On November 22, at the intersection of Knight Street and 41st Avenue in East Vancouver, Phuong Na (Tony) Du was shot dead by Vancouver police. He was unarmed and had been tapping a fence with a piece of wood. Witnesses say that he was shot within a minute of the police arriving on the scene, sparking the hashtag #OneMinuteforPhuong to commemorate his death.
The shooting occurred at a time when police violence against Black people in the United States was in the global spotlight, two days before the announcement that police officer Darren Wilson would not be indicted for the killing of Michael Brown. Shortly afterwards, the grand jury in the case of Eric Garner, who was choked to death by a New York police officer, also failed to indict. The killing of Phuong serves as a reminder that the lives of racialized, Indigenous, disabled, and otherwise marginalized people are devalued here too.
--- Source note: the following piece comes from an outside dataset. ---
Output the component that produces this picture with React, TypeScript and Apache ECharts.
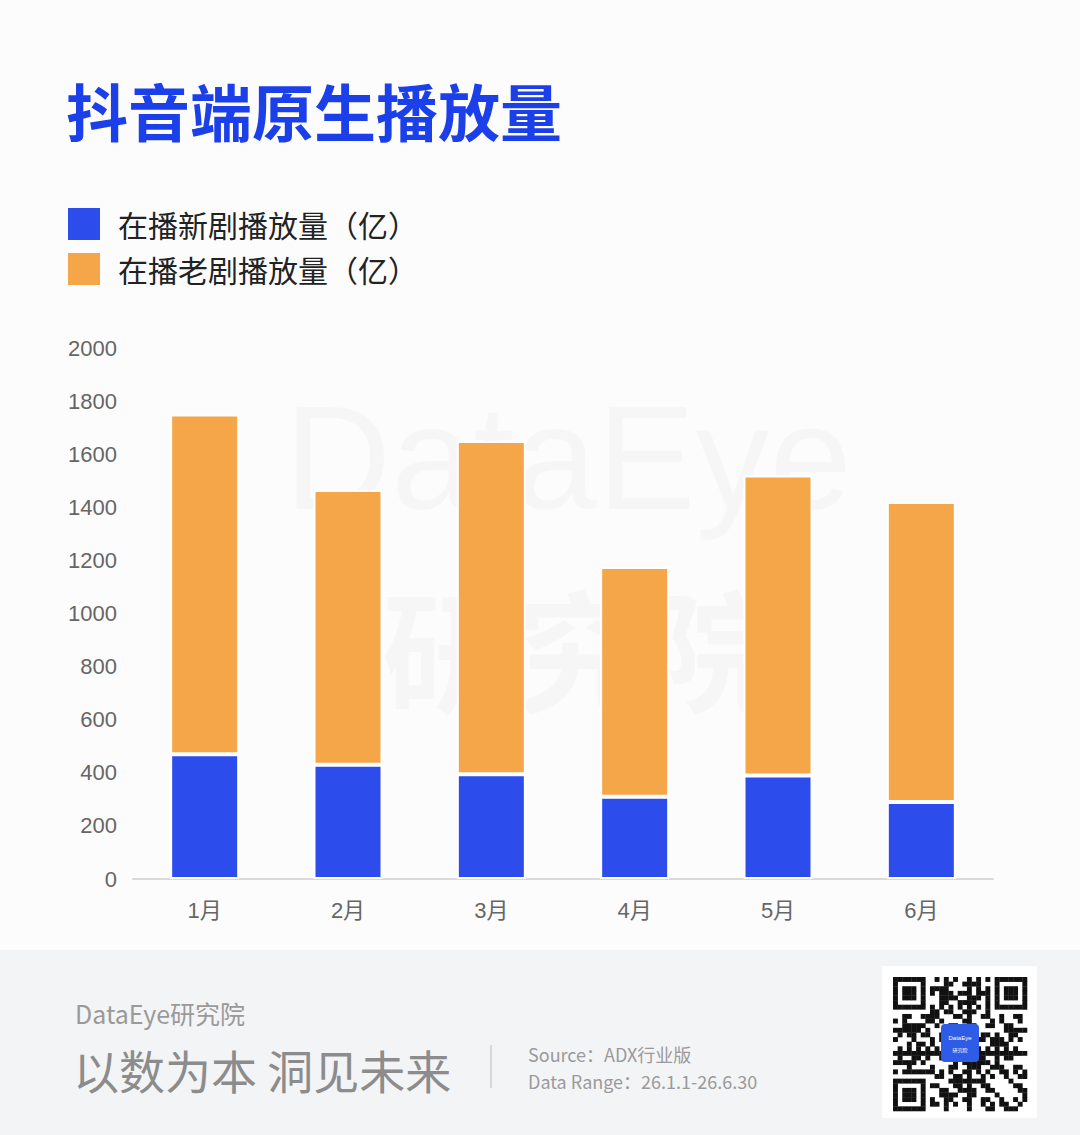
import React, { useEffect, useRef } from "react";
import * as echarts from "echarts";

const months = ["1月", "2月", "3月", "4月", "5月", "6月"];
const newDramaViews = [470, 430, 395, 310, 390, 290];
const oldDramaViews = [1280, 1035, 1255, 865, 1130, 1130];
const seriesNames = ["在播新剧播放量（亿）", "在播老剧播放量（亿）"];
const yMin = 0;
const yMax = 2000;
const yInterval = 200;

const BLUE = "#2c4deb";
const ORANGE = "#f5a649";
const CJK = '"Noto Sans CJK SC", "Noto Sans", sans-serif';
const NUM = '"Liberation Sans", Arial, "Noto Sans CJK SC", sans-serif';

function qrGraphics() {
  const n = 29;
  const ox = 893;
  const oy = 977;
  const s = 4.62;
  const els: any[] = [];
  const inFinder = (r: number, c: number) =>
    (r < 8 && c < 8) || (r < 8 && c >= n - 8) || (r >= n - 8 && c < 8);
  const finderOn = (r: number, c: number) => {
    const rr = r >= n - 8 ? r - (n - 7) : r;
    const cc = c >= n - 8 ? c - (n - 7) : c;
    if (rr < 0 || cc < 0 || rr > 6 || cc > 6) return false;
    if (rr === 0 || rr === 6 || cc === 0 || cc === 6) return true;
    if (rr >= 2 && rr <= 4 && cc >= 2 && cc <= 4) return true;
    return false;
  };
  for (let r = 0; r < n; r++) {
    for (let c = 0; c < n; c++) {
      let on = false;
      if (inFinder(r, c)) on = finderOn(r, c);
      else if (r === 6) on = c % 2 === 0;
      else if (c === 6) on = r % 2 === 0;
      else {
        const h = (r * 73 + c * 151 + r * c * 37 + ((r ^ c) * 11)) % 13;
        on = h < 6;
      }
      if (r >= 11 && r <= 17 && c >= 11 && c <= 17) on = false;
      if (on) {
        els.push({
          type: "rect",
          shape: { x: ox + c * s, y: oy + r * s, width: s + 0.3, height: s + 0.3 },
          style: { fill: "#111" },
          silent: true,
        });
      }
    }
  }
  els.push({
    type: "rect",
    shape: { x: 941, y: 1024, width: 38, height: 38, r: 4 },
    style: { fill: "#2f5ce6" },
  });
  els.push({
    type: "text",
    style: { x: 960, y: 1038, text: "DataEye", fill: "#fff", font: `6px ${NUM}`, align: "center", verticalAlign: "middle" },
  });
  els.push({
    type: "text",
    style: { x: 960, y: 1049, text: "研究院", fill: "#fff", font: `5px ${CJK}`, align: "center", verticalAlign: "middle" },
  });
  return els;
}

export default function App() {
  const ref = useRef<HTMLDivElement>(null);

  useEffect(() => {
    if (!ref.current) return;
    const chart = echarts.init(ref.current, undefined, { renderer: "svg" });
    const option: any = {
      animation: false,
      backgroundColor: "#fcfcfd",
      title: {
        text: "抖音端原生播放量",
        left: 66,
        top: 79,
        padding: 0,
        textStyle: { fontFamily: CJK, fontSize: 62, fontWeight: "bold", color: "#1b3fe8" },
      },
      legend: {
        orient: "vertical",
        left: 68,
        top: 208,
        padding: 0,
        itemWidth: 32,
        itemHeight: 32,
        itemGap: 13,
        icon: "rect",
        itemStyle: { borderWidth: 0 },
        textStyle: { fontFamily: CJK, fontSize: 30, color: "#222", lineHeight: 32, padding: [0, 0, 0, 13] },
        data: seriesNames,
      },
      grid: { left: 133, right: 87, top: 348, bottom: 256, containLabel: false },
      xAxis: {
        type: "category",
        data: months,
        axisLine: { lineStyle: { color: "#d9d9d9", width: 2 } },
        axisTick: { show: false },
        axisLabel: { color: "#666", fontSize: 22, fontFamily: NUM, margin: 20 },
      },
      yAxis: {
        type: "value",
        min: yMin,
        max: yMax,
        interval: yInterval,
        axisLine: { show: false },
        axisTick: { show: false },
        splitLine: { show: false },
        axisLabel: {
          color: "#666",
          fontSize: 22,
          fontFamily: NUM,
          margin: 16,
          formatter: (v: number) => String(v),
        },
      },
      series: [
        {
          name: seriesNames[0],
          type: "bar",
          stack: "total",
          data: newDramaViews,
          barWidth: 69,
          itemStyle: { color: BLUE, borderColor: "#ffffff", borderWidth: 2 },
        },
        {
          name: seriesNames[1],
          type: "bar",
          stack: "total",
          data: oldDramaViews,
          barWidth: 69,
          itemStyle: { color: ORANGE, borderColor: "#ffffff", borderWidth: 2 },
        },
      ],
      graphic: [
        {
          type: "text",
          z: 0,
          silent: true,
          style: {
            x: 568,
            y: 457,
            text: "DataEye",
            fill: "rgba(0,0,0,0.022)",
            font: `148px ${NUM}`,
            align: "center",
            verticalAlign: "middle",
          },
        },
        {
          type: "text",
          z: 0,
          silent: true,
          style: {
            x: 580,
            y: 645,
            text: "研究院",
            fill: "rgba(0,0,0,0.022)",
            font: `bold 132px ${CJK}`,
            align: "center",
            verticalAlign: "middle",
          },
        },
        {
          type: "rect",
          z: 0,
          silent: true,
          shape: { x: 0, y: 950, width: 1080, height: 185 },
          style: { fill: "#f3f4f6" },
        },
        {
          type: "text",
          silent: true,
          style: { x: 75, y: 1013, text: "DataEye研究院", fill: "#9a9a9a", font: `25px ${CJK}`, verticalAlign: "middle" },
        },
        {
          type: "text",
          silent: true,
          style: { x: 73, y: 1069, text: "以数为本 洞见未来", fill: "#8c8c8c", font: `46px ${CJK}`, verticalAlign: "middle" },
        },
        {
          type: "line",
          silent: true,
          shape: { x1: 491, y1: 1045, x2: 491, y2: 1088 },
          style: { stroke: "#cfcfcf", lineWidth: 1.5 },
        },
        {
          type: "text",
          silent: true,
          style: { x: 528, y: 1054, text: "Source：ADX行业版", fill: "#9a9a9a", font: `18px ${CJK}`, verticalAlign: "middle" },
        },
        {
          type: "text",
          silent: true,
          style: { x: 528, y: 1081, text: "Data Range：26.1.1-26.6.30", fill: "#9a9a9a", font: `18px ${CJK}`, verticalAlign: "middle" },
        },
        {
          type: "rect",
          silent: true,
          shape: { x: 882, y: 966, width: 155, height: 152 },
          style: { fill: "#ffffff" },
        },
        ...qrGraphics(),
      ],
    };
    chart.setOption(option);
    return () => chart.dispose();
  }, []);

  return (
    <div
      ref={ref}
      style={{ position: "fixed", left: 0, top: 0, width: 1080, height: 1135 }}
    />
  );
}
It bears remembering that this is not an isolated incident.
On December 21st, youth of the Vietnamese community organized a vigil to honour Phuong’s life and to bring attention to his death at the very intersection where it happened a month before. It was held in Vietnamese and English.
Organizer Vanessa Bui read a statement prepared by members of Phuong’s family, some of whom were present at the vigil. Phuong’s friends also spoke. 51 years old when he was killed, Phuong was born in rural Vietnam. Despite a harsh childhood, with food being scarce, Phuong was described as being happy, a family man, a gentle soul. A witness to the shooting spoke, saying that the incident traumatized her. Bui described the status of the investigation into his death by the Independent Investigations Office, noting with frustration the difficulty of achieving justice through this process. Attendees observed a minute of silence, and candles and white carnations were distributed and later arranged to form a memorial.